When I asked if you would prefer a muscled stomach or a diamond ring, reflexively there's a cringing from you as from most people who know that we're not long physically for this earth and that there's something more to us than sacks of undulating flesh. Yet answering the question one way or the other, even if by saying both are equally desirable, doesn't make you superficial. Or put another way, it makes you superficial on some plane of your existence, one that many share; but it doesn't define you. Stomach or diamond. Sex or food. Necessities (the first a species-necessity; the second, both an individual and species necessity, although true asexuality in humans is extremely rare). Boils down to ancient precepts, central to the very gnostic philosophy or theology I mentioned not long ago I'd been reading about, one where gnosticism and the traditional Abrahamic (not to mention Buddhist!) religions meet: there is the spirit and there is the body. Jesus fuses the two at least in Catholic ritual when wine becomes blood; food, flesh (very fitting; my kind of thinking). Appreciating material and appreciating a body for the food and sex they represent's no shame. But here's the crux of it: like wine into blood, the apt metaphor is the interdependency between the body and the spirit, not how they differ. Chris Langdon, an American and one of the most intelligent humans on the planet (he's a bouncer at a bar :), proclaims he can mathematically prove that there is an afterlife. And, again, Christ says here is body and here is spirit and never do the two run in opposition or detached parallel tracks. In our death our bodies do persist as energy recycled.

And again, returning to an earlier point and binding it to the one I wish to make in relation to us and how, where, our perceptions and beliefs meet, I say that the biological necessities, of themselves blameless as the body of an infant, as needy, as wholesome, are appropriated by exploiters of humanity and used with language, imagery, law, and military might to coerce us and deceive us into enriching them materially so that their offspring alone will perpetuate (this is the capitalist form of euthanasia, a program laughably identified as originating with the Nazis when in fact its a concept at least as old as the ancient Spartan, and with a very long tradition of advocates). And in short, we end up fulfilling our needs--all of them good and natural, keeping these vessels intact so that the spirit might soar always--according to truly self-destructive because totally illogical pathways. A woman who gets a boob job to have huge tits does so in obedience to a script that is precisely fucking designed to make her the most unreliable mother in the world; and the illogical part is how a physical attribute which in the natural world denotes for a male a good prospective mate because she can feed his offspring amply (such is the instinctive reaction) becomes inverted: she cannot feed his offspring amply because those mammalian glands are fake and produce nothing but poison. The qualities that make a person a good catch are really the ones that lead to, enrich, and in all ways harmonize with the spirit: loyalty, endurance, faith. And you are a very fine example of a good catch, Nits. And if you were not, I don't think I could help loving you anyway.

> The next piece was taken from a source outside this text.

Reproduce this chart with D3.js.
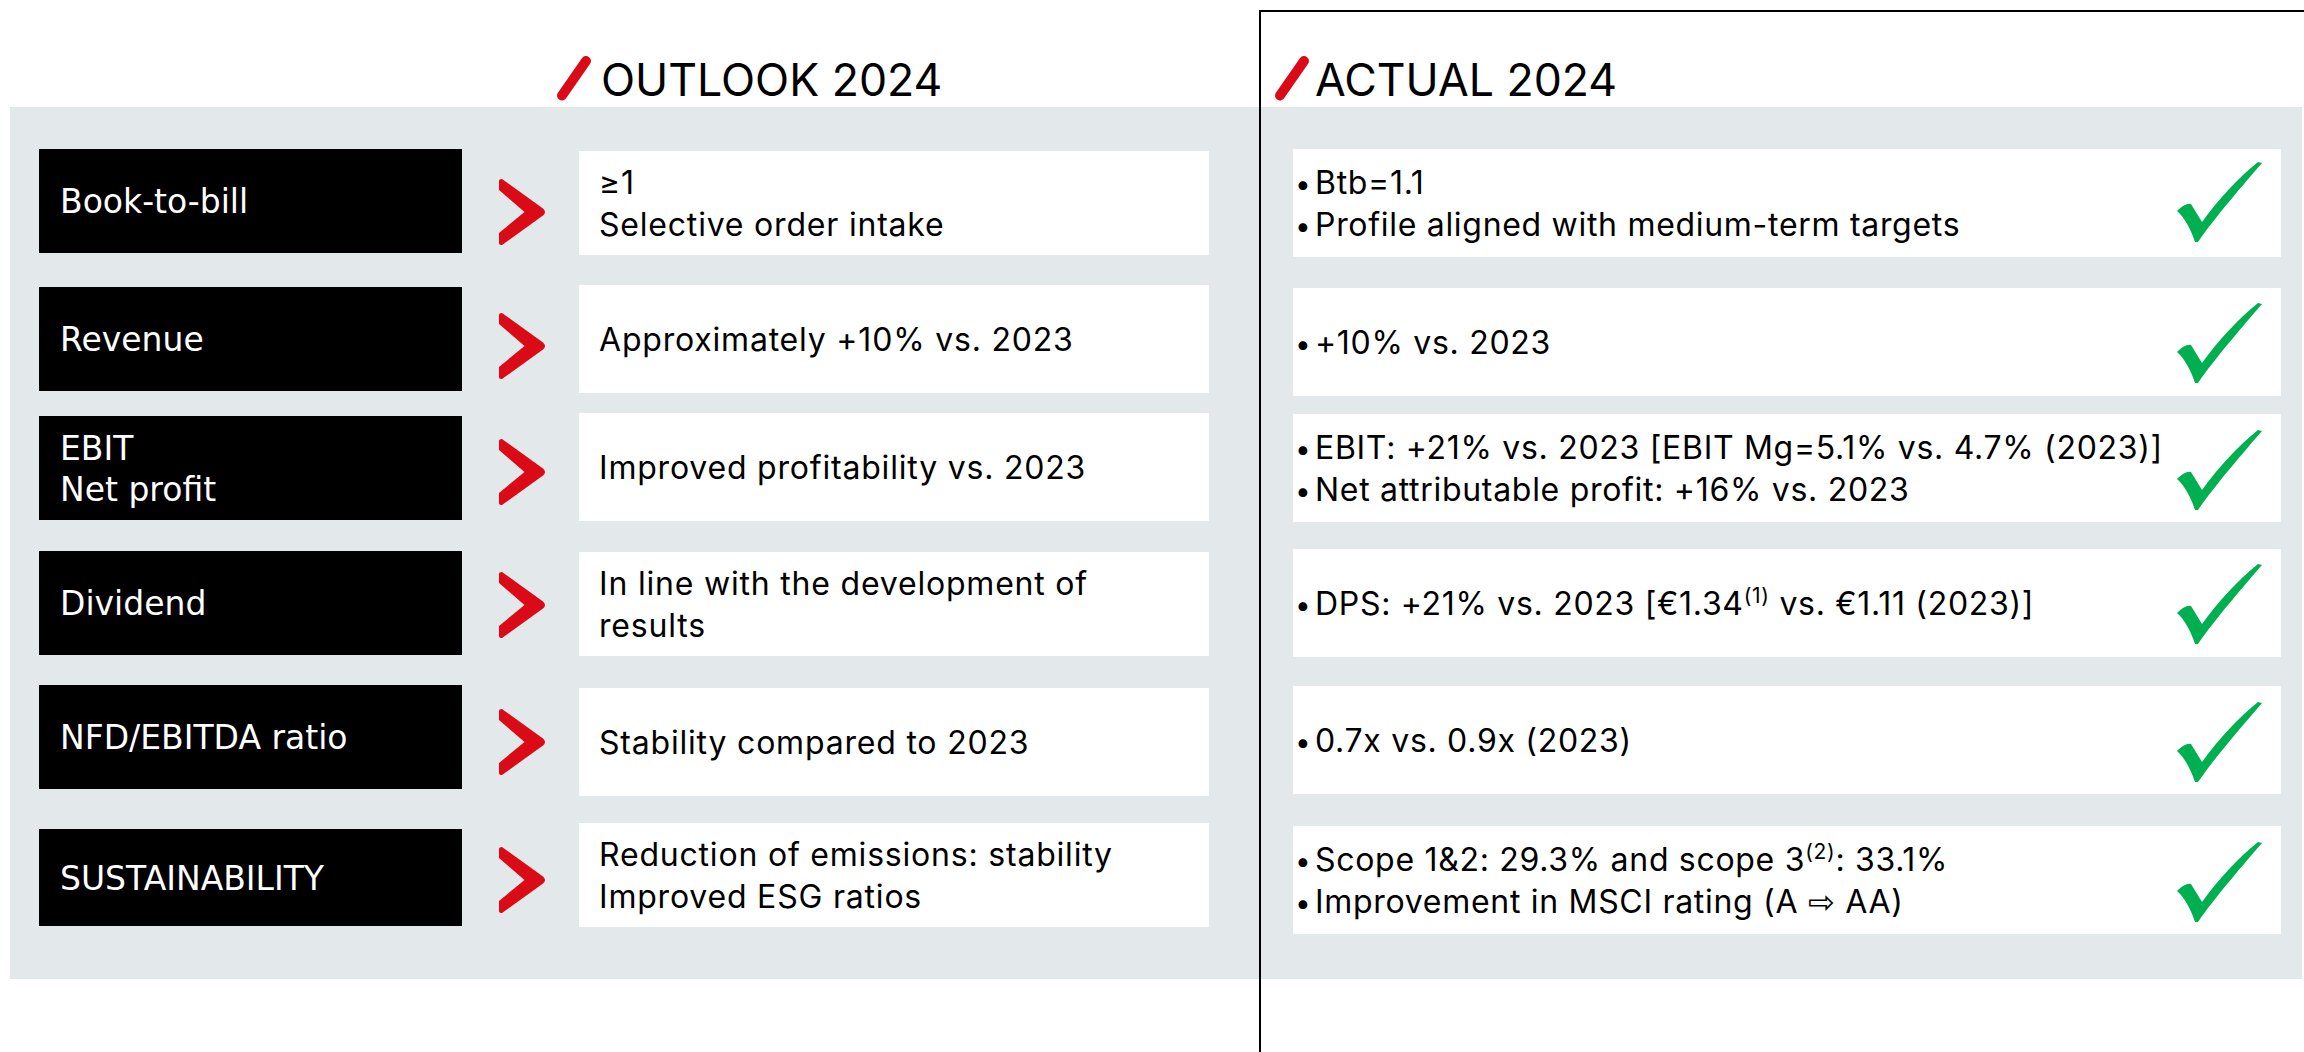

If you'd have asked me the same question, diamond or "nice" tits/ass, both constructed representatives of real needs, I would have said both are the same in importance: you can't have sex if you're dead from hunger; and what good's being fed if you can't help fulfill your biological imperative to perpetuate the species? The thing is a diamond is not directly food; and the form of a body is not directly sex.

As an related aside, I'll end saying this: some people say perpetuating the species is not merely overrated but pointless; they say this because they have no faith in anything or think they don't; it's been stripped from them by concepts like "individuality" which align and are used to both support and be used as support for other concepts, like true nihilism. The fact that their very bodies cry out to assert the value of reproduction eludes them; and they absurdly render sex (illusorily) meaningless; they are, in short, mad, bungled by the circular, counter-intuitive beliefs that the system pathologizes in the population.